Florida’s Oldest Black University Dissolves Teachers’ Union for “Religious Freedom”

Florida’s Oldest Black University Dissolves Teachers’ Union for “Religious Freedom”

Edward Waters University has 'un-recognized' the chapter of AAUP which represented the school's faculty, on the basis of a 2020 National Labor Relations Board decision which empowered them on the grounds of the "Religion Clauses of the First Amendment of the Constitution".

“The assertion of the University’s rights as a religious educational institution, acknowledged by the Supreme Court of the United States and the National Labor Relations Board, will also allow EWU to be driven by its faith-based Christian mission, rather than the political agendas often associated with federal labor policies,”

Luckily for the nation's private Christian universities, federal labor policies now support their political agenda, with both the NLRB and federal judge ruling that a "self-identified religious institution of higher education" cannot be ordered to follow federal labor law, since;

"jurisdiction over religious schools in matters involving faculty members will inevitably involve inquiry into the religious tenets of these institutions."

This example demonstrates the principle motivation why religious rights have been given precedence by federal authorities over the past 40 years. We cannot fall into hysteric fears of Christian dictatorship, as many compare the abolition of abortion rights with the dystopian novel Handmaid's Tale, but instead recognize that the legal rights of Christians and powerful religious organizations are merely used to enact the political and economic goals of the whole ruling class.

In order to preserve the institutions of private education during economic crisis, which sprang up in the 1950's to allow parents to avoid mandatory desegregation, while public schools are gradually de-funded and under-serve their students, federal law approves greater legal privileges to maintain services for the children of the wealthy. If these schools were not exempt from taxation, a huge number of them would go bankrupt and disappear forever - possibly forcing wealthy parents to either support increased funding for local charter schools, or join the growing (largely Christian) home-school movement.

Private schools pay their teachers much less, and with far fewer rights to basic services and pensions, than their public counterparts. This should be seen in the comparative unionization rates between the two, where public school teachers were organized at nearly 70% in 2016.

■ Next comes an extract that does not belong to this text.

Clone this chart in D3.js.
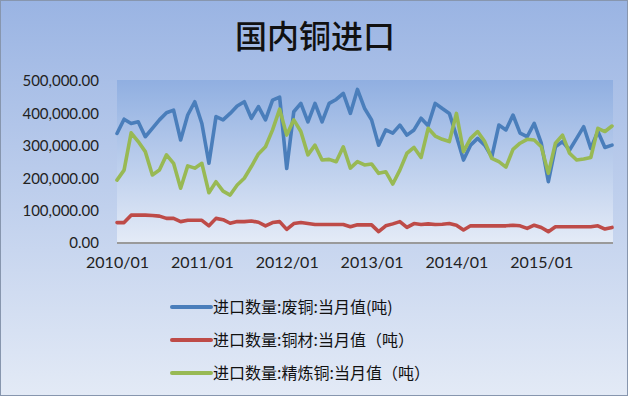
<!DOCTYPE html>
<html>
<head>
<meta charset="utf-8">
<script src="https://cdn.jsdelivr.net/npm/d3@7"></script>
<style>
  html, body { margin: 0; padding: 0; background: #fff; }
  svg { display: block; }
</style>
</head>
<body>
<div id="chart"></div>
<script>
// ----- data (tonnes, monthly, 2010/01 - 2015/11) -----
const months = [];
for (let y = 2010; y <= 2015; y++) {
    for (let m = 1; m <= 12; m++) {
        if (y === 2015 && m > 11) break;
        months.push(y + "/" + String(m).padStart(2, "0"));
    }
}

const scrapCopper = [
    338000, 382000, 369000, 374000, 328000, 354000, 380000, 402000, 410000, 318000, 395000, 436000,
    369000, 246000, 390000, 380000, 400000, 423000, 436000, 385000, 421000, 380000, 441000, 450000,
    230000, 405000, 431000, 374000, 431000, 374000, 431000, 443000, 462000, 400000, 474000, 416000,
    380000, 302000, 349000, 339000, 364000, 333000, 349000, 385000, 362000, 431000, 415000, 400000,
    330000, 256000, 302000, 323000, 302000, 266000, 364000, 349000, 395000, 339000, 328000, 369000,
    308000, 189000, 297000, 313000, 287000, 323000, 359000, 292000, 344000, 295000, 302000
];
const copperProducts = [
    63000, 63000, 86000, 86000, 86000, 85000, 83000, 76000, 76000, 66000, 70000, 70000,
    70000, 53000, 76000, 72000, 61000, 66000, 66000, 68000, 64000, 53000, 63000, 66000,
    42000, 60000, 63000, 60000, 57000, 57000, 57000, 57000, 57000, 50000, 56000, 56000,
    56000, 35000, 53000, 59000, 66000, 48000, 60000, 57000, 59000, 57000, 58000, 60000,
    55000, 40000, 53000, 53000, 53000, 53000, 53000, 53000, 55000, 53000, 45000, 55000,
    48000, 35000, 50000, 50000, 50000, 50000, 50000, 50000, 53000, 43000, 48000
];
const refinedCopper = [
    194000, 225000, 340000, 313000, 282000, 210000, 225000, 272000, 246000, 169000, 238000, 231000,
    246000, 155000, 189000, 160000, 148000, 179000, 200000, 236000, 275000, 297000, 349000, 413000,
    333000, 380000, 344000, 272000, 302000, 256000, 258000, 251000, 297000, 231000, 251000, 241000,
    244000, 215000, 220000, 182000, 225000, 277000, 295000, 264000, 354000, 330000, 320000, 313000,
    400000, 282000, 323000, 344000, 313000, 261000, 251000, 234000, 289000, 308000, 320000, 318000,
    297000, 215000, 308000, 333000, 277000, 256000, 259000, 264000, 354000, 344000, 361000
];

const yTicks = [0, 100000, 200000, 300000, 400000, 500000];
const xTickLabels = ["2010/01", "2011/01", "2012/01", "2013/01", "2014/01", "2015/01"];

const seriesNames = [
    "进口数量:废铜:当月值(吨)",
    "进口数量:铜材:当月值（吨）",
    "进口数量:精炼铜:当月值（吨）"
];
const seriesColors = ["#4a7ebb", "#be4b48", "#98b954"];
const seriesValues = [scrapCopper, copperProducts, refinedCopper];

// ----- layout -----
const width = 628, height = 396;
const plot = { left: 117, right: 613, top: 80, bottom: 243 };

const svg = d3.select("#chart")
    .append("svg")
    .attr("width", width)
    .attr("height", height);

const defs = svg.append("defs");
const bgGrad = defs.append("linearGradient")
    .attr("id", "bgGrad").attr("x1", 0).attr("y1", 0).attr("x2", 0).attr("y2", 1);
bgGrad.append("stop").attr("offset", "0%").attr("stop-color", "#9ab4e3");
bgGrad.append("stop").attr("offset", "100%").attr("stop-color", "#e3eaf6");

const plotGrad = defs.append("linearGradient")
    .attr("id", "plotGrad").attr("x1", 0).attr("y1", 0).attr("x2", 0).attr("y2", 1);
plotGrad.append("stop").attr("offset", "0%").attr("stop-color", "#90afe1");
plotGrad.append("stop").attr("offset", "100%").attr("stop-color", "#e4ebf7");

// chart background + border
svg.append("rect")
    .attr("x", 0.5).attr("y", 0.5)
    .attr("width", width - 1).attr("height", height - 1)
    .attr("fill", "url(#bgGrad)")
    .attr("stroke", "#8796ae");

// plot area
svg.append("rect")
    .attr("x", plot.left).attr("y", plot.top)
    .attr("width", plot.right - plot.left).attr("height", plot.bottom - plot.top)
    .attr("fill", "url(#plotGrad)");

// title
svg.append("text")
    .attr("x", 315).attr("y", 48)
    .attr("text-anchor", "middle")
    .style("font-family", "'Noto Sans CJK SC', sans-serif")
    .style("font-size", "32px")
    .style("font-weight", 500)
    .style("fill", "#111")
    .text("国内铜进口");

// scales
const x = d3.scalePoint().domain(months).range([plot.left, plot.right - 1]);
const y = d3.scaleLinear().domain([0, 500000]).range([plot.bottom, plot.top + 1]);

// y axis (labels only)
const yAxis = d3.axisLeft(y)
    .tickValues(yTicks)
    .tickFormat(d3.format(",.2f"))
    .tickSize(0)
    .tickPadding(0);
svg.append("g")
    .attr("transform", `translate(${plot.left - 18},0)`)
    .call(yAxis)
    .call(g => g.select(".domain").remove())
    .call(g => g.selectAll("text")
        .style("font-family", "Lato, 'Noto Sans', sans-serif")
        .style("font-size", "15px")
        .style("fill", "#222"));

// x axis
const xAxis = d3.axisBottom(x)
    .tickValues(xTickLabels)
    .tickSize(0)
    .tickPadding(14);
svg.append("g")
    .attr("transform", `translate(0,${plot.bottom})`)
    .call(xAxis)
    .call(g => g.select(".domain")
        .attr("stroke", "#9a9a9a")
        .attr("stroke-width", 2)
        .attr("d", `M${plot.left},0H${plot.right}`))
    .call(g => g.selectAll("text")
        .style("font-family", "Lato, 'Noto Sans', sans-serif")
        .style("font-size", "16px")
        .style("fill", "#222"));

// lines
const line = d3.line()
    .x((d, i) => x(months[i]))
    .y(d => y(d));

seriesValues.forEach((vals, k) => {
    svg.append("path")
        .datum(vals)
        .attr("fill", "none")
        .attr("stroke", seriesColors[k])
        .attr("stroke-width", 3.6)
        .attr("stroke-linejoin", "round")
        .attr("stroke-linecap", "round")
        .attr("d", line);
});

// legend
const legend = svg.append("g").attr("transform", "translate(172,307)");
seriesNames.forEach((name, k) => {
    const row = legend.append("g").attr("transform", `translate(0,${k * 33})`);
    row.append("line")
        .attr("x1", 0).attr("x2", 39)
        .attr("y1", 0).attr("y2", 0)
        .attr("stroke", seriesColors[k])
        .attr("stroke-width", 4)
        .attr("stroke-linecap", "round");
    row.append("text")
        .attr("x", 41).attr("y", 0)
        .attr("dy", "0.35em")
        .style("font-family", "'Noto Sans CJK SC', sans-serif")
        .style("font-size", "16px")
        .style("fill", "#111")
        .text(name);
});
</script>
</body>
</html>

This profession, like the public university system, is one of the nation's few remaining hold-outs of labor union presence in any American institution. As the role of public education diminishes along with its funding, private schools gain more and more leeway to break the rules as it rises to the place of replacing public service.

Even the most open bigots and reactionaries use the cause of "rights for minorities" as a publicity campaign for the advancing the legal position of the rich, using Black and Christian faces to deflect criticism. Using liberal cliches, like the historically black identity of EWU, or the "oppression" of religious communities (in this case, the dominant evangelical Christian denomination), they can shamelessly call for the most direct attacks on American workers.

We must reject these falsities and fight to organize workers behind the backs of the fat-cats who laugh and say they've won with a flick of the pen and a few words in front of the camera. No employer, and no anti-worker law will be able to abolish the class struggle. Attacks on teachers and education as a whole are the vanguard assault of the American fascists, as we see elsewhere, precisely because this is one of the last hold-outs of a higher standard for workers rights.